2.Can a fallback provider save the request without changing the user flow?
3.If a stage fails, can the UI explain what to do next in one sentence?
4.Can we observe the failure without reading raw stack traces?
5.Does the output still work on the platforms our users actually care about?

If the answer to any of those is no, the feature is not done. That sounds strict, but it saves the product from the most common failure mode in AI apps: impressive demo, fragile production.

If you want the product side of the story, start with the generator and then check how the result behaves on different export modes.

Try the Generator →

Frequently asked questions

These are the questions people tend to ask once they realize the product is backed by a real routing and failure-handling layer, not just a single model call.

Why not use a single provider and keep it simple?

Because simplicity disappears the first time that single provider rate-limits or slows down. A fallback adds complexity in code, but it removes complexity from the user experience.
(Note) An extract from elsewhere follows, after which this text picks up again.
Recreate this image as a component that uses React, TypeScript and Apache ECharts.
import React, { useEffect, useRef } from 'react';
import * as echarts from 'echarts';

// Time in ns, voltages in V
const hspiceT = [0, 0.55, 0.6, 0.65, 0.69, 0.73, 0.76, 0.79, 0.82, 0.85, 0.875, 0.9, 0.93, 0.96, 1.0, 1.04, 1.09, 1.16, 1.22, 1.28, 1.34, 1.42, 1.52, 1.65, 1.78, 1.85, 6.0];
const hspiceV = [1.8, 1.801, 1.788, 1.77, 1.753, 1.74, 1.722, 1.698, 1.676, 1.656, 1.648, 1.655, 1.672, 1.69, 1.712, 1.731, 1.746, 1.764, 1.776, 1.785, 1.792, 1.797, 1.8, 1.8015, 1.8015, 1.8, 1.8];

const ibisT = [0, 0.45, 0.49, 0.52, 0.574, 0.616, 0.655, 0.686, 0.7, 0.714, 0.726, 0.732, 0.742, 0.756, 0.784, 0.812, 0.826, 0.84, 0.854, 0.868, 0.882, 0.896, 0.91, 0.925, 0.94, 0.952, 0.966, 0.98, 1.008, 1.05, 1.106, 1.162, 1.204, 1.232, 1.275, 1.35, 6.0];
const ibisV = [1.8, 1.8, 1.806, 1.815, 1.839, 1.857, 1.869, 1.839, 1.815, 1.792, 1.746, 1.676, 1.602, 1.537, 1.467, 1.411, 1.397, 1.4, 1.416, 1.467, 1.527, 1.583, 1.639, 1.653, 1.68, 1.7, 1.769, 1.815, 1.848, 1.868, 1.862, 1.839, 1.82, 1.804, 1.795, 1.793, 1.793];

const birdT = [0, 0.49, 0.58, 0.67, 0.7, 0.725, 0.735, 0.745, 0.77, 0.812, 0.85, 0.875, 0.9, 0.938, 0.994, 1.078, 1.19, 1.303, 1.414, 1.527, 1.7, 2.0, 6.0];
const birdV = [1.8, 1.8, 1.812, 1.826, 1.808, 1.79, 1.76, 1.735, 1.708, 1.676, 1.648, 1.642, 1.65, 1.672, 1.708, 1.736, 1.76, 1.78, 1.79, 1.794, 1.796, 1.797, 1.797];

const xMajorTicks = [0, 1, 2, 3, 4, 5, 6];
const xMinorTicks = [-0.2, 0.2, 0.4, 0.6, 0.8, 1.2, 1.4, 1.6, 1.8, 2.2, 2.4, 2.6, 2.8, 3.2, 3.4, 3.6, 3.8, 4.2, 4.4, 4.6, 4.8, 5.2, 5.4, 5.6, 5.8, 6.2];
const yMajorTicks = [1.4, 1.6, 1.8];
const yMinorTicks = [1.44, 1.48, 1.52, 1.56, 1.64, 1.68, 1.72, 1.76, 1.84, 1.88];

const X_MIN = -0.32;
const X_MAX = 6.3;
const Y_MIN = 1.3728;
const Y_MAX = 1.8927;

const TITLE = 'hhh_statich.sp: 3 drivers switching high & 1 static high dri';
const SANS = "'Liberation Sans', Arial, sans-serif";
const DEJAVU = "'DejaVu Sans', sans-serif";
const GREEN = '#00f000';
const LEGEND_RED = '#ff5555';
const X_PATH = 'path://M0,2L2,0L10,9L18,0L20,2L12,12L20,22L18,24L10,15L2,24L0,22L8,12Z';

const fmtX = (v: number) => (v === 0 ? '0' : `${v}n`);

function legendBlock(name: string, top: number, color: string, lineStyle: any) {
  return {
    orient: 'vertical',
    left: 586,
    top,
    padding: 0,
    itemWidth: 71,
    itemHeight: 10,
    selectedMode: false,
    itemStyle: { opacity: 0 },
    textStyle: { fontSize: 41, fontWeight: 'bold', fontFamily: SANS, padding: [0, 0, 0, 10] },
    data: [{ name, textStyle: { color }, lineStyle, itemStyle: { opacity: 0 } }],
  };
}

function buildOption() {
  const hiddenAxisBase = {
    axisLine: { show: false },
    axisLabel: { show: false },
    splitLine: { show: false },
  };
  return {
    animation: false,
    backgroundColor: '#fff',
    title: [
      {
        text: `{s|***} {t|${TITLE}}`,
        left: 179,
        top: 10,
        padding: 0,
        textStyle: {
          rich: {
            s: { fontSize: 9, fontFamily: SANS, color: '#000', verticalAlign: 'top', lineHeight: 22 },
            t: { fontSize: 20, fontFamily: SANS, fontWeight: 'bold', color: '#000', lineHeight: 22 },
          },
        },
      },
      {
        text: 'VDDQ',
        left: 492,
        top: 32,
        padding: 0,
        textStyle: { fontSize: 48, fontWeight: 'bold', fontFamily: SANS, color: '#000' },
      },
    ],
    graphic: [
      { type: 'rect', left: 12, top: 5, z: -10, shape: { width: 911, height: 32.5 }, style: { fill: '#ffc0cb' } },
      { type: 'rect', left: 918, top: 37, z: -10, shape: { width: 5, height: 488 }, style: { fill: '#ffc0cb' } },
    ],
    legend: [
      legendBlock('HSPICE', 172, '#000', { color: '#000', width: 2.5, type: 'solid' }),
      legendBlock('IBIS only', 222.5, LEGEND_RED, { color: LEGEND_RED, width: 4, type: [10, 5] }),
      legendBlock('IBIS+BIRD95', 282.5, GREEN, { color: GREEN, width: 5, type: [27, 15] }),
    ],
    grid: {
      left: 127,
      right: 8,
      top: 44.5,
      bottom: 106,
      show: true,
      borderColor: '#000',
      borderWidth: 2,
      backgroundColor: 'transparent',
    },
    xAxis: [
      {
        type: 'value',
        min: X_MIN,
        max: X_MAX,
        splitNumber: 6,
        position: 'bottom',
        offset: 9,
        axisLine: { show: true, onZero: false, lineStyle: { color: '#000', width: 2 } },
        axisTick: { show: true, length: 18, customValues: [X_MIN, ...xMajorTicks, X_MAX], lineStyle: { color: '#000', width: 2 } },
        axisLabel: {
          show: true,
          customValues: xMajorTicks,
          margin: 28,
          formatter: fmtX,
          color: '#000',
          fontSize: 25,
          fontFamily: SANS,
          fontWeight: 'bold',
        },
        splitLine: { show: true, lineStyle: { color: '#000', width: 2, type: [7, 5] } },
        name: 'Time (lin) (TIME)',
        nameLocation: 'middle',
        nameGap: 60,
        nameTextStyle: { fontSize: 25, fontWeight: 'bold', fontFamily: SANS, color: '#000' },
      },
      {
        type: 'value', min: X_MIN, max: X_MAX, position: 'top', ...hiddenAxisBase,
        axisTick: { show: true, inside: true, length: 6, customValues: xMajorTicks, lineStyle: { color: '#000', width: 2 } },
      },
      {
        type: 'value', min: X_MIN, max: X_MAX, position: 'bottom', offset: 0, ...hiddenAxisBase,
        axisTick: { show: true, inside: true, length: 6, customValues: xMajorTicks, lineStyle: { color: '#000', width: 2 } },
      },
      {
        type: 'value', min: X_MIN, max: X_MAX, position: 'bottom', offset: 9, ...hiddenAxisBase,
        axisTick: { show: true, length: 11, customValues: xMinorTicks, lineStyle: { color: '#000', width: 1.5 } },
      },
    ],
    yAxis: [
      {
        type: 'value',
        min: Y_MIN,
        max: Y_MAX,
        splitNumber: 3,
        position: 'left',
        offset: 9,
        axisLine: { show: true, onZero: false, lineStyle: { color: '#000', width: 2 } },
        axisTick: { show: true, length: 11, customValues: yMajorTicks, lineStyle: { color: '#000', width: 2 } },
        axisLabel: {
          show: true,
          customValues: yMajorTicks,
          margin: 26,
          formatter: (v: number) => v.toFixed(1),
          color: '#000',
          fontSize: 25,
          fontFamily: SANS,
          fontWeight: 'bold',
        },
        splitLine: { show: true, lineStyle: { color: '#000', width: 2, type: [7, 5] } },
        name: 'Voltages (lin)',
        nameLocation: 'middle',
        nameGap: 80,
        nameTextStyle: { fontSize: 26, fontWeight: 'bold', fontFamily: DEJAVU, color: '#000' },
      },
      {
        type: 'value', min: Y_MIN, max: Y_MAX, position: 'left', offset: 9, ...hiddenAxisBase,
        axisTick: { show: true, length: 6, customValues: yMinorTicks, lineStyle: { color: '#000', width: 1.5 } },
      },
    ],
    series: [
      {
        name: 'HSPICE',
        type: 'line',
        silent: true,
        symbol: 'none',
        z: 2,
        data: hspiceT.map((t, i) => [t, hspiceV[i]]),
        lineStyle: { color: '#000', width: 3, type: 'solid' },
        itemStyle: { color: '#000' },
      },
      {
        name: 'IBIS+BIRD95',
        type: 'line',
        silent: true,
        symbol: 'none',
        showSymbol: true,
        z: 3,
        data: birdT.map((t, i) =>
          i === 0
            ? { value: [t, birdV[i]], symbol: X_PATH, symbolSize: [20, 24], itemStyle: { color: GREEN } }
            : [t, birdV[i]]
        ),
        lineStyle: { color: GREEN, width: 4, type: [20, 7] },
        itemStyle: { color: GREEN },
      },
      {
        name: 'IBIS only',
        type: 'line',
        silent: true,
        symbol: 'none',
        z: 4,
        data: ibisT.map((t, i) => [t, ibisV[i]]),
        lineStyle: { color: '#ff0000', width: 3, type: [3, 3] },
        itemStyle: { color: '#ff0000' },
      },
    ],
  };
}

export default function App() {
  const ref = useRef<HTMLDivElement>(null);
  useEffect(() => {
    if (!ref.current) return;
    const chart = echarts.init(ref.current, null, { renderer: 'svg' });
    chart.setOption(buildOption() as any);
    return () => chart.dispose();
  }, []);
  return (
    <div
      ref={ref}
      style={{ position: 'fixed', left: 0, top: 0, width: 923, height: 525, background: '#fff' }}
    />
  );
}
The user gets a stable result path instead of an outage.

Why not let the browser retry on failure?

Because browser retries are bad at hiding provider instability and easy to duplicate accidentally. Retries belong where the failure context exists. That is the server or worker layer, not the button the user clicked.

What is the most important metric?

The most important metric is not raw generation count. It is the percentage of requests that end in a reusable, platform-safe asset without the user needing to intervene. That is the real success rate of the product.

What do you monitor most closely?

Provider timeouts, fallback frequency, background-removal failures, and the ratio of retries to successful exports. Those four numbers tell us more about product health than a thousand generic pageviews.

Final note

The best AI products are not just smart. They are forgiving. They hide complexity where the user does not need it, and they surface exactly enough information when something goes wrong. That is the operational philosophy behind Forgemoji, and it is the part that makes the app feel dependable instead of experimental.